Item 6. | Contracts, Arrangements, Understandings or Relationships with Respect to Securities of the Issuer |
Mr. Chen is the Chief Executive Officer and Chairman of the Company.
Item 7. | Material to Be Filed as Exhibits |
BCA (incorporated by reference from Annex A to the Prospectus filed by the SPAC, on November 15, 2023).
Signature
After reasonable inquiry and to the best of my knowledge and belief, I certify that the information set forth in this statement is true, complete and correct.
Dated: February 20, 2024
DIH Technology Ltd. | ||
By: | /s/ Jason Chen | |
Name: Jason Chen | ||
Title: Executive Director | ||
Jason Chen | ||
/s/ Jason Chen |
The original statement shall be signed by each person on whose behalf the statement is filed or his authorized representative.
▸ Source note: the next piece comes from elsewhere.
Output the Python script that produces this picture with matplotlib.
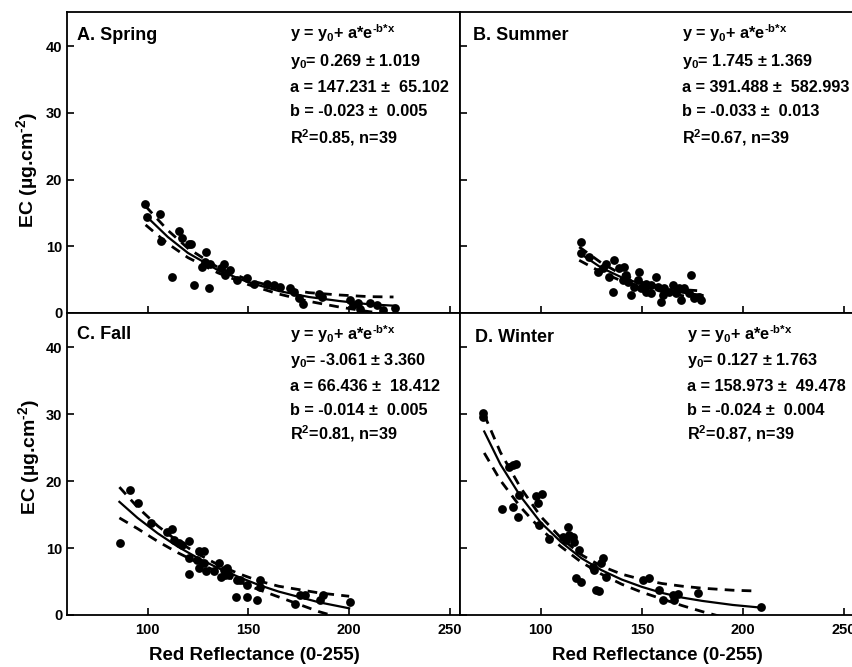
import matplotlib
matplotlib.use('Agg')
import matplotlib.pyplot as plt

plt.rcParams['font.family'] = ['Liberation Sans', 'DejaVu Sans']
plt.rcParams['font.weight'] = 'bold'
plt.rcParams['mathtext.fontset'] = 'custom'
plt.rcParams['mathtext.rm'] = 'Liberation Sans:bold'
plt.rcParams['mathtext.it'] = 'Liberation Sans:bold'
plt.rcParams['mathtext.bf'] = 'Liberation Sans:bold'
plt.rcParams['mathtext.default'] = 'regular'

# ---------------- data ----------------
spring_x = [98.6, 99.6, 106.1, 106.8, 112.3, 115.5, 117.2, 120.5, 121.6, 122.9,
            129.2, 128.7, 127.1, 130.4, 131.2, 137.8, 141.1, 138.6, 144.4, 149.4,
            152.6, 159.2, 162.5, 165.8, 170.8, 172.4, 177.3, 174.9, 185.1, 186.4,
            200.4, 202.1, 205.4, 204.5, 210.3, 213.6, 216.9, 222.7, 136.2]
spring_y = [16.3, 14.4, 14.8, 10.8, 5.4, 12.3, 11.3, 10.4, 10.3, 4.2,
            9.2, 7.7, 6.9, 3.7, 7.3, 7.3, 6.4, 5.7, 4.9, 5.2,
            4.4, 4.3, 4.2, 3.9, 3.7, 3.2, 1.3, 2.2, 2.9, 2.4,
            1.9, 1.2, 0.6, 1.5, 1.5, 1.2, 0.45, 0.7, 6.7]

summer_x = [119.9, 119.9, 124.0, 128.1, 132.3, 136.4, 135.5, 138.9, 141.3, 142.2,
            144.7, 143.0, 148.8, 147.9, 149.6, 152.1, 154.6, 157.0, 157.8, 159.5,
            161.1, 163.6, 165.2, 166.9, 169.4, 171.0, 174.4, 173.5, 176.0, 178.5,
            179.3, 152.1, 146.3, 154.6, 140.5, 130.6, 133.9, 160.3, 168.6]
summer_y = [10.7, 9.0, 8.4, 6.2, 7.4, 7.9, 3.2, 6.7, 6.9, 5.7,
            2.7, 4.7, 6.2, 4.9, 3.7, 4.4, 4.2, 5.4, 3.9, 1.7,
            3.7, 3.2, 4.2, 2.95, 1.95, 3.7, 5.7, 2.95, 2.2, 2.45,
            1.95, 3.2, 3.9, 2.95, 4.9, 6.7, 5.4, 2.7, 3.7]

fall_x = [86.3, 91.1, 95.3, 112.3, 109.8, 117.2, 120.5, 120.5, 120.5, 125.4,
          127.9, 125.4, 129.2, 127.9, 135.3, 136.2, 137.8, 139.5, 140.3, 144.4,
          146.0, 144.1, 149.4, 154.3, 155.6, 149.4, 155.9, 173.2, 175.7, 178.2,
          187.2, 200.4, 101.5, 115.5, 113.1, 124.3, 132.8, 138.3, 185.6]
fall_y = [10.7, 18.7, 16.7, 12.9, 12.4, 10.4, 11.1, 8.5, 6.1, 9.5,
          9.5, 7.0, 6.5, 7.7, 7.7, 5.7, 6.7, 7.0, 6.0, 5.2,
          5.2, 2.7, 2.7, 2.3, 5.2, 4.5, 4.2, 1.6, 3.0, 3.0,
          3.0, 2.0, 13.7, 10.7, 11.2, 8.2, 6.5, 6.0, 2.2]

winter_x = [71.2, 71.5, 84.4, 87.7, 80.8, 86.0, 88.5, 89.4, 97.6, 100.6,
            98.4, 99.3, 103.9, 110.8, 113.3, 112.5, 115.7, 116.6, 119.1, 117.4,
            119.9, 125.6, 130.6, 127.3, 129.0, 132.3, 150.4, 153.7, 158.7, 160.3,
            167.7, 166.1, 177.6, 209.0, 129.8, 126.5, 86.0, 114.1, 165.2]
winter_y = [30.2, 29.6, 22.1, 22.5, 15.9, 16.2, 14.7, 17.9, 17.7, 18.1,
            16.7, 13.4, 11.4, 11.7, 13.1, 11.2, 11.7, 10.9, 9.7, 5.5,
            5.0, 7.2, 8.5, 3.7, 3.6, 5.7, 5.3, 5.6, 3.7, 2.2,
            3.2, 2.2, 3.3, 1.2, 7.7, 6.7, 22.4, 11.9, 3.0]

# fitted curve and 95% confidence bands
spring_fx = [99, 110, 120, 135, 150, 165, 180, 195, 210, 222]
spring_fit = [14.6, 11.4, 9.0, 6.4, 4.6, 3.3, 2.4, 1.8, 1.3, 1.1]
spring_up = [16.0, 12.4, 9.7, 6.8, 4.95, 3.75, 3.05, 2.7, 2.45, 2.4]
spring_lo = [13.2, 10.4, 8.3, 6.0, 4.25, 2.85, 1.75, 0.9, 0.2, -0.2]

summer_fx = [119, 130, 140, 150, 160, 170, 180]
summer_fit = [9.0, 6.77, 5.34, 4.32, 3.58, 3.06, 2.69]
summer_up = [9.9, 7.5, 5.8, 4.6, 3.9, 3.5, 3.3]
summer_lo = [7.9, 6.1, 4.8, 4.0, 3.2, 2.6, 2.1]

fall_fx = [86, 95, 105, 115, 125, 135, 145, 155, 165, 175, 185, 200]
fall_fit = [16.9, 14.5, 12.2, 10.2, 8.5, 7.0, 5.7, 4.5, 3.5, 2.7, 1.9, 1.0]
fall_up = [19.1, 16.1, 13.3, 11.0, 9.1, 7.5, 6.2, 5.1, 4.3, 3.8, 3.3, 2.8]
fall_lo = [14.5, 12.9, 11.0, 9.3, 7.8, 6.4, 5.0, 3.8, 2.7, 1.6, 0.5, -0.8]

winter_fx = [72, 80, 90, 100, 110, 120, 130, 140, 150, 160, 170, 180, 195, 209]
winter_fit = [27.4, 22.5, 17.7, 13.8, 10.9, 8.5, 6.7, 5.3, 4.2, 3.3, 2.6, 2.1, 1.5, 1.1]
winter_bx = [72, 80, 90, 100, 110, 120, 130, 140, 150, 160, 170, 180, 195, 205]
winter_up = [29.9, 24.3, 19.0, 14.7, 11.5, 9.0, 7.3, 6.1, 5.3, 4.7, 4.3, 4.0, 3.7, 3.6]
winter_lo = [24.2, 20.1, 16.1, 12.8, 10.2, 7.9, 6.1, 4.6, 3.4, 2.4, 1.4, 0.5, -0.7, -1.5]

panel_titles = ['A. Spring', 'B. Summer', 'C. Fall', 'D. Winter']
EQ = r'y = y$_{\text{0}}$+ a*e$^{\text{-b*x}}$'
eq_text = {
    'A': [EQ, r'y$_{\text{0}}$= 0.269 ± 1.019', 'a = 147.231 ±  65.102',
          'b = -0.023 ±  0.005', r'R$^{\text{2}}$=0.85, n=39'],
    'B': [EQ, r'y$_{\text{0}}$= 1.745 ± 1.369', 'a = 391.488 ±  582.993',
          'b = -0.033 ±  0.013', r'R$^{\text{2}}$=0.67, n=39'],
    'C': [EQ, r'y$_{\text{0}}$= -3.061 ± 3.360', 'a = 66.436 ±  18.412',
          'b = -0.014 ±  0.005', r'R$^{\text{2}}$=0.81, n=39'],
    'D': [EQ, r'y$_{\text{0}}$= 0.127 ± 1.763', 'a = 158.973 ±  49.478',
          'b = -0.024 ±  0.004', r'R$^{\text{2}}$=0.87, n=39'],
}
x_ticks = [100, 150, 200, 250]
y_ticks = [0, 10, 20, 30, 40]

# ---------------- layout ----------------
W, H = 853, 667
fig = plt.figure(figsize=(W / 100, H / 100), dpi=100)


def rect(x0, y0, x1, y1):
    return [x0 / W, 1 - y1 / H, (x1 - x0) / W, (y1 - y0) / H]


def ftext(x, y, s, **kw):
    fig.text(x / W, 1 - y / H, s, **kw)


panels = [
    ('A', rect(67, 12, 460, 313), spring_x, spring_y, spring_fx, spring_fit,
     spring_fx, spring_up, spring_lo),
    ('B', rect(460, 12, 854, 313), summer_x, summer_y, summer_fx, summer_fit,
     summer_fx, summer_up, summer_lo),
    ('C', rect(67, 313, 460, 615), fall_x, fall_y, fall_fx, fall_fit,
     fall_fx, fall_up, fall_lo),
    ('D', rect(460, 313, 854, 615), winter_x, winter_y, winter_fx, winter_fit,
     winter_bx, winter_up, winter_lo),
]

for key, r, px, py, fx, fy, bx, fu, fl in panels:
    ax = fig.add_axes(r)
    ax.set_xlim(60, 255)
    ax.set_ylim(0, 45.1)
    ax.scatter(px, py, s=40, color='black', zorder=3, linewidths=0)
    ax.plot(fx, fy, color='black', lw=1.6, zorder=4)
    ax.plot(bx, fu, color='black', lw=2.0, dashes=(3.5, 2.6), zorder=4)
    ax.plot(bx, fl, color='black', lw=2.0, dashes=(3.5, 2.6), zorder=4)
    ax.set_xticks(x_ticks)
    ax.set_yticks(y_ticks)
    ax.tick_params(direction='in', length=5, width=1.2, labelsize=10.5,
                   top=False, right=False)
    ax.tick_params(axis='x', pad=6)
    ax.tick_params(axis='y', pad=3.5)
    for lab in ax.get_xticklabels() + ax.get_yticklabels():
        lab.set_fontweight('bold')
    for sp in ax.spines.values():
        sp.set_linewidth(1.3)
    if key in ('A', 'B'):
        ax.tick_params(axis='x', labelbottom=False)
    if key in ('B', 'D'):
        ax.tick_params(axis='y', labelleft=False)
        ax.spines['right'].set_visible(False)

# panel titles
ftext(77, 40, panel_titles[0], fontsize=13, fontweight='bold', va='baseline')
ftext(473, 40, panel_titles[1], fontsize=13, fontweight='bold', va='baseline')
ftext(77, 339, panel_titles[2], fontsize=13, fontweight='bold', va='baseline')
ftext(475, 342, panel_titles[3], fontsize=13, fontweight='bold', va='baseline')

# equations
top_base = [39, 66, 92, 116, 143]
bot_base = [340, 365, 391, 415, 440]
for key, x0, bases in [('A', 290, top_base), ('B', 682, top_base),
                       ('C', 290, bot_base), ('D', 687, bot_base)]:
    for s, b in zip(eq_text[key], bases):
        ftext(x0, b, s, fontsize=11.7, fontweight='bold', va='baseline')

# axis labels
ylab = r'EC (µg.cm$^{\text{-2}}$)'
ftext(27, 170, ylab, fontsize=14, fontweight='bold', rotation=90, ha='center', va='center')
ftext(29, 457, ylab, fontsize=14, fontweight='bold', rotation=90, ha='center', va='center')
ftext(254, 656, 'Red Reflectance (0-255)', fontsize=13.5, fontweight='bold', ha='center', va='center')
ftext(657, 656, 'Red Reflectance (0-255)', fontsize=13.5, fontweight='bold', ha='center', va='center')

fig.savefig('out.png', dpi=100)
If the statement is signed on behalf of a person by his authorized representative (other than an executive officer or general partner of this filing person), evidence of the representative’s authority to sign on behalf of such person shall be filed with the statement, provided, however, that a power of attorney for this purpose which is already on file with the Commission may be incorporated by reference. The name and any title of each person who signs the statement shall be typed or printed beneath his signature.
Attention: Intentional misstatements or omissions of fact constitute Federal criminal violations (See 18 U.S.C. 1001).